2.5. Les nouvelles temporalités de la famille

Pour de nombreux champs des sciences humaines, notamment pour la psychologie et la pédopsychiatrie mais aussi l’anthropologie et la sociologie, les routines familiales sont des cadres porteurs des relations parent-enfant, des occasions régulières de se retrouver autour d’un objectif commun et de développer des patterns d’interactions plus ou moins ajustés, et susceptibles d’encourager, le développement (Bossard et Boll, 1950 ; Boyce et al., 1983 ; Duncan et Fiske, 1977 ; Kendon, 1982 ; Reiss, 1981 ; Schaffer, 1984). Mais les habitudes familiales (et leurs différences interindividuelles) sont rarement étudiées du point de vue ethnographique et/ou de leur déroulement dynamique, et sont généralement étudiées à partir de données statistiques, de questionnaires et d’entretiens. Aussi, plus globalement, la faillite du mode de régulation temporelle du modèle industriel (Bessin, 2005) aurait produit de fortes mutations sociales depuis les années 1970, mutations que l’on peut lire dans la montée d’une flexibilité temporelle marquée par l’incertitude, l’individualisation et la compression des temps138. Dans ce contexte, le questionnement sur l’espace domestique et les activités familiales à l’intérieur et à l’extérieur du foyer, mais aussi dans les interstices (spatio-temporels) entre les deux, etc. se décloisonne et la transversalité disciplinaire est souvent choisie139.

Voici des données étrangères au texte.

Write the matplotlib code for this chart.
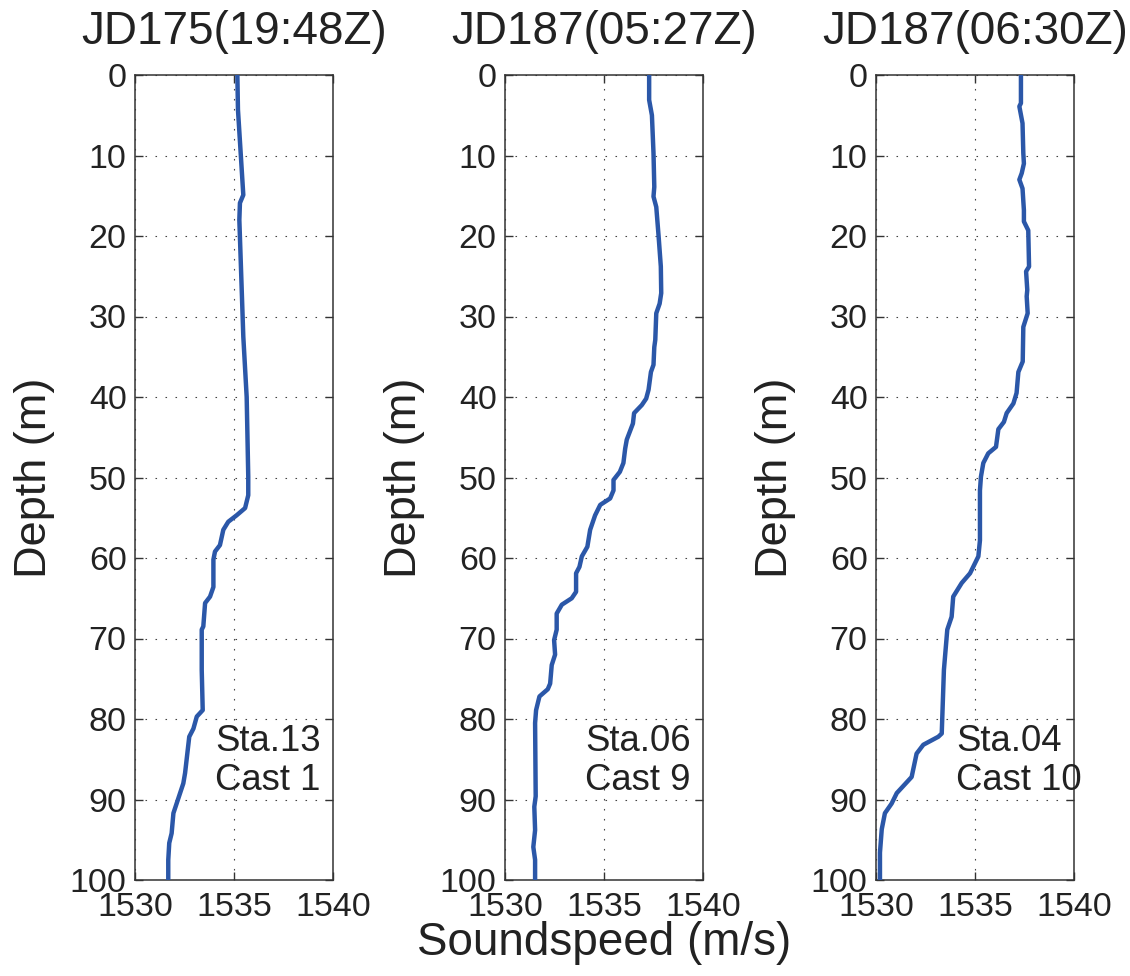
import matplotlib
matplotlib.use("Agg")
import matplotlib.pyplot as plt

plt.rcParams['font.family'] = ['Liberation Sans', 'DejaVu Sans']

titles = ["JD175(19:48Z)", "JD187(05:27Z)", "JD187(06:30Z)"]
labels = ["Sta.13\nCast 1", "Sta.06\nCast 9", "Sta.04\nCast 10"]

# Station 13, cast 1
depth1 = [0, 4.3, 14.9, 15.9, 18, 32.5, 40, 49.9, 52.2, 53.8, 54.7, 55.5, 56.5, 58.4,
          59.2, 60.2, 63.6, 64.8, 65.6, 68.5, 68.9, 73.9, 78.9, 79.7, 81.2, 82.2,
          86.7, 88, 91.7, 94.2, 95.4, 97.5, 100]
speed1 = [1535.17, 1535.2, 1535.47, 1535.3, 1535.27, 1535.47, 1535.64, 1535.72, 1535.72,
          1535.56, 1535.13, 1534.71, 1534.46, 1534.29, 1534.04, 1533.96, 1533.96,
          1533.79, 1533.54, 1533.45, 1533.37, 1533.37, 1533.42, 1533.12, 1532.95,
          1532.74, 1532.53, 1532.44, 1531.94, 1531.85, 1531.73, 1531.68, 1531.68]

# Station 06, cast 9
depth2 = [0, 3.1, 5.0, 9.7, 13.9, 15.1, 16.4, 20.1, 23.8, 27.1, 28.4, 29.6, 32.9, 33.8,
          36, 36.9, 39.1, 40.2, 41, 42, 43.3, 45.3, 46.4, 48.2, 49.3, 50.3, 51.6, 52.6,
          53.4, 54.7, 56.5, 58.6, 59.8, 61.1, 61.9, 64.2, 65, 65.8, 66.9, 68.9, 70.2,
          72, 73.3, 75.6, 76.3, 77.2, 78.9, 80.5, 89.6, 90.9, 93.8, 95.9, 97.5, 100]
speed2 = [1537.28, 1537.28, 1537.42, 1537.5, 1537.54, 1537.5, 1537.64, 1537.76, 1537.87,
          1537.89, 1537.81, 1537.64, 1537.59, 1537.54, 1537.5, 1537.37, 1537.25,
          1537.13, 1536.91, 1536.52, 1536.46, 1536.15, 1536.07, 1535.98, 1535.8,
          1535.48, 1535.48, 1535.31, 1534.81, 1534.55, 1534.3, 1534.16, 1533.88,
          1533.76, 1533.59, 1533.59, 1533.37, 1532.87, 1532.61, 1532.61, 1532.48,
          1532.53, 1532.36, 1532.28, 1532.16, 1531.74, 1531.57, 1531.52, 1531.55,
          1531.48, 1531.52, 1531.43, 1531.52, 1531.52]

# Station 04, cast 10
depth3 = [0, 3.5, 3.9, 6, 9.7, 11, 12.2, 13, 14.1, 16.8, 18.2, 19.3, 23.8, 24.4, 26.7,
          27.5, 29.6, 31.3, 35.6, 36.9, 39.5, 40.8, 42, 43.1, 44, 46.2, 47, 48.2, 49.9,
          51.6, 57.8, 59.8, 61.9, 63.1, 64.8, 67.3, 68.9, 73.9, 81.8, 82.2, 83.2, 84.3,
          87.2, 89.2, 90.5, 91.7, 93.7, 96.6, 100]
speed3 = [1537.32, 1537.32, 1537.24, 1537.4, 1537.44, 1537.47, 1537.36, 1537.24, 1537.4,
          1537.47, 1537.47, 1537.69, 1537.73, 1537.58, 1537.64, 1537.61, 1537.66,
          1537.44, 1537.41, 1537.19, 1537.1, 1536.94, 1536.6, 1536.46, 1536.18,
          1536.06, 1535.67, 1535.42, 1535.3, 1535.25, 1535.25, 1535.17, 1534.75,
          1534.33, 1533.9, 1533.82, 1533.6, 1533.43, 1533.32, 1533.15, 1532.39,
          1532.05, 1531.8, 1531.05, 1530.79, 1530.45, 1530.29, 1530.2, 1530.2]

depths = [depth1, depth2, depth3]
speeds = [speed1, speed2, speed3]

xticks = [1530, 1535, 1540]
yticks = list(range(0, 101, 10))

fig = plt.figure(figsize=(11.3, 9.76), dpi=100)
lefts = [135 / 1130, 505 / 1130, 876 / 1130]
W = 198 / 1130
B = 1 - 880 / 976
H = (880 - 75) / 976
txt = '#222222'
line_color = '#2b57a8'

for i in range(3):
    ax = fig.add_axes([lefts[i], B, W, H])
    ax.plot(speeds[i], depths[i], color=line_color, lw=3.2, solid_joinstyle='round', zorder=3)
    ax.set_xlim(1530, 1540)
    ax.set_ylim(100, 0)
    ax.set_xticks(xticks)
    ax.set_yticks(yticks)
    ax.tick_params(direction='in', length=5.8, width=1, top=True, right=True,
                   labelsize=24.5, colors='#333333', labelcolor=txt)
    ax.tick_params(axis='x', pad=9)
    ax.tick_params(axis='y', pad=6)
    for s in ax.spines.values():
        s.set_linewidth(1.1)
        s.set_color('#333333')
    ax.grid(True, color='#444444', lw=0.8, linestyle=(0, (1.4, 7.6)))
    ax.set_axisbelow(True)
    ax.set_title(titles[i], fontsize=33, color=txt, pad=22)
    ax.set_ylabel("Depth (m)", fontsize=32.5, color=txt)
    ax.yaxis.set_label_coords(-0.405, 0.5)
    ax.text(1534.05, 85.2, labels[i], fontsize=26.3, color=txt, ha='left', va='center',
            linespacing=1.17)

fig.text(604 / 1130, 1 - 955 / 976, "Soundspeed (m/s)", fontsize=33, color=txt,
         ha='center', va='baseline')

fig.savefig("out.png", dpi=100, facecolor='white')
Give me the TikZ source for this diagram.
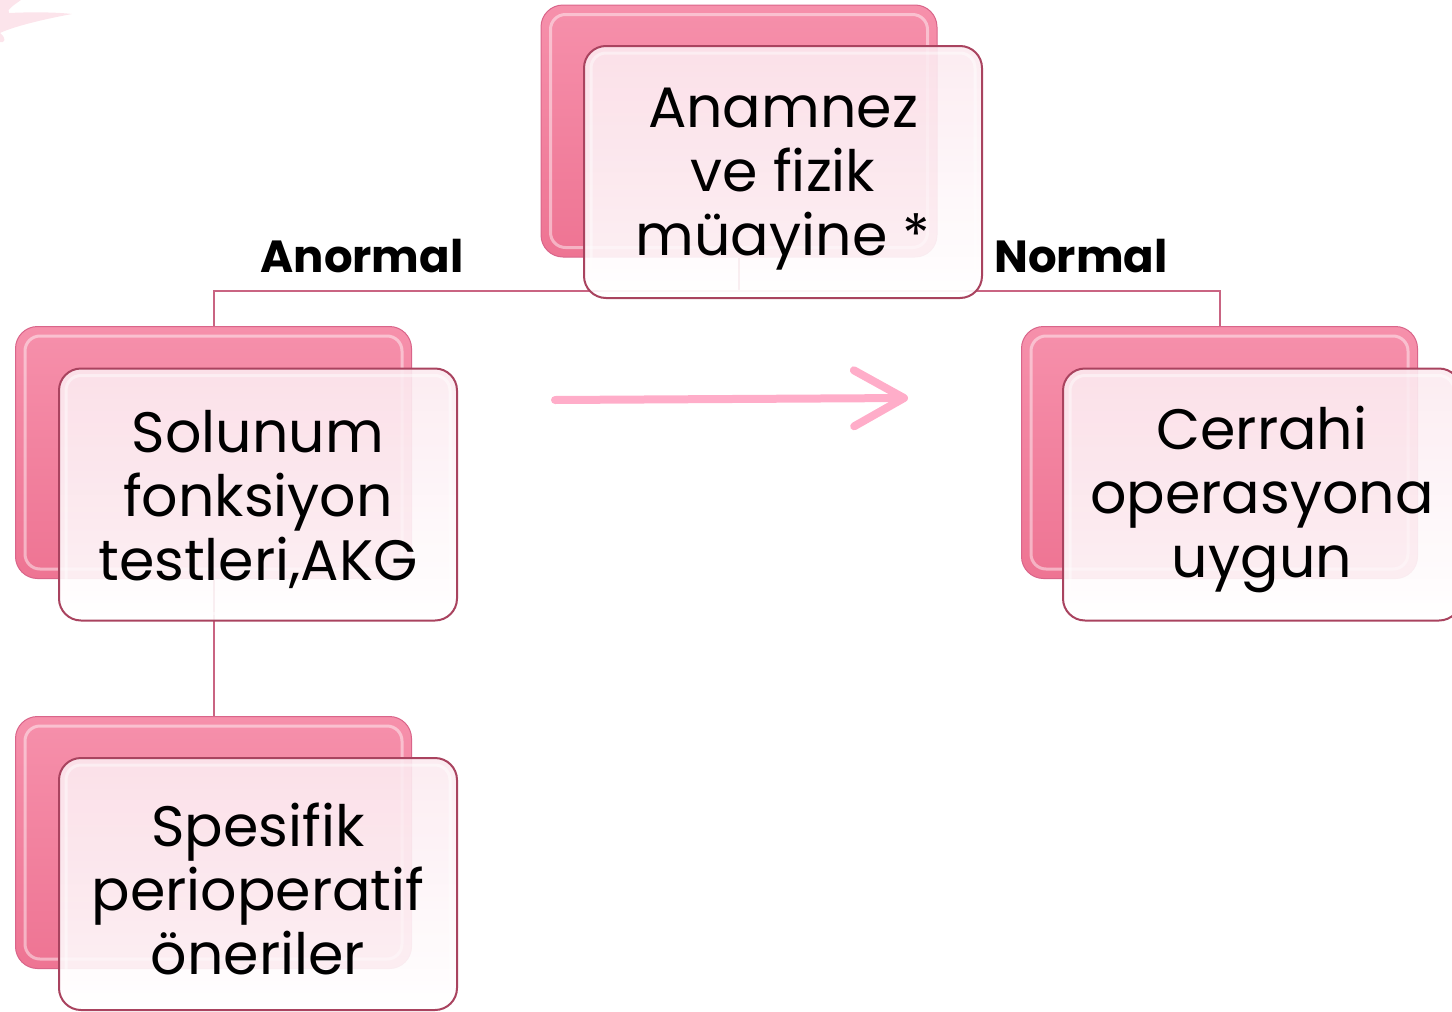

Comme le monde du travail, la sphère de la famille se voit profondément affectée par des restructurations contemporaines (propres au mouvement naturel du capitalisme, selon Bessin, 2005), qui viseraient un affranchissement maximum des contraintes et des rigidités, notamment spatio-temporelles. La vie « en flux tendu » se traduirait, en ce qui concerne les familles, par une menace du temps familial. Avec lui, seraient aussi menacées des pratiques et des rituels comme le repas partagé, par exemple. Cette idée n’est pourtant pas nouvelle : on la retrouve aussi dans les années 1920 et 1940, et plus généralement a constitué un sujet de préoccupation sociétale et d’enquête scientifique dès que les sociétés industrialisées ont commencé à attacher de l’importance au temps de la famille en tant que tel (Gillis, 1996 : 5)140. Nous allons rappeler les principales questions posées ces dernières décennies par le temps à la socio-anthropologie de la famille.

Notes
138.

Cette compression est un des éléments caractéristiques des actuelles exigences d’adaptabilité en temps réel, qui, selon Bessin (2005), se contredisent avec les principes de prévision et de programmation propres à la temporalité industrielle.

139.

Au-delà des sciences humaines stricto sensu, rappelons que des architectes travaillent désormais sur des thématiques telles que la relation entre expérience des familles habitantes et dispositifs architecturaux, par exemple (Desprès & Piché, 1992 ; Léger & Decup-Pannier, 2005, Amphoux 1988a, 1988b, Amphoux & Mondada, 1989)). Aussi, avec une perspective éminemment pluridisciplinaire, de plus en plus de géographes s’intéressent aux « pratiques habitantes » (Lévy & Lussault, 2003), en particulier à celles de l’espace domestique, notamment à partir des travaux de Pezeu-Massabuau (1983 ; 2003), puis de Staszak (2001) et de Collignon et Staszak (2003). Nous reviendrons plus en détail sur ces différentes approches.

140.

Dans son analyse historique du temps familial Gillis (1996) montre que l’âge d’or où les familles vivaient un idéal de partage, d’intimité et de solidarité relève de la fiction.